Belote scoring explained — card points, capot & the 501 match

Belote scoring looks like a lot at first, but it rests on one simple table of card values. Once you know it, every round adds up the same way.

Card point values

Cards are worth different points depending on whether their suit is trump:

  • Trump: Jack 20, Nine 14, Ace 11, Ten 10, King 4, Queen 3, Eight & Seven 0.
  • Plain (non-trump): Ace 11, Ten 10, King 4, Queen 3, Jack 2, Nine/Eight/Seven 0.

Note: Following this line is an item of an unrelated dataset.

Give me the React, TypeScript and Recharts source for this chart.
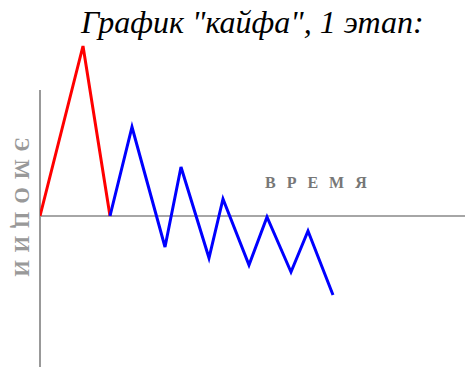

The Jack and Nine leaping to the top in trump is the heart of Belote.

The round total

The card points on the table always sum to 152. Whoever wins the last trick adds 10 (the dix de der), so a full round is 162 points to split between the two teams.

Contract made — or “chute”

The team that took trump must score more than the opponents to keep their points. If they fall short, they score 0 and all the points go to the defenders — that is a chute. On an exact tie the points can hang to the next round (litige), depending on the rule set.

Capot (winning every trick)

Take all eight tricks and you score a capot — worth 162 in French Classic (or 252 in the Official 2016 rules, where the last-trick bonus becomes 100). A rare and satisfying result.

Declarations & belote add on top

Melds and belote-rebelote are scored on top of the card points. See the declarations guide for exactly what each is worth.

The match

Rounds accumulate until a team crosses 501 points; the higher total wins. Some rule sets round each round to the nearest ten. An exact tie at or above the target plays one more round.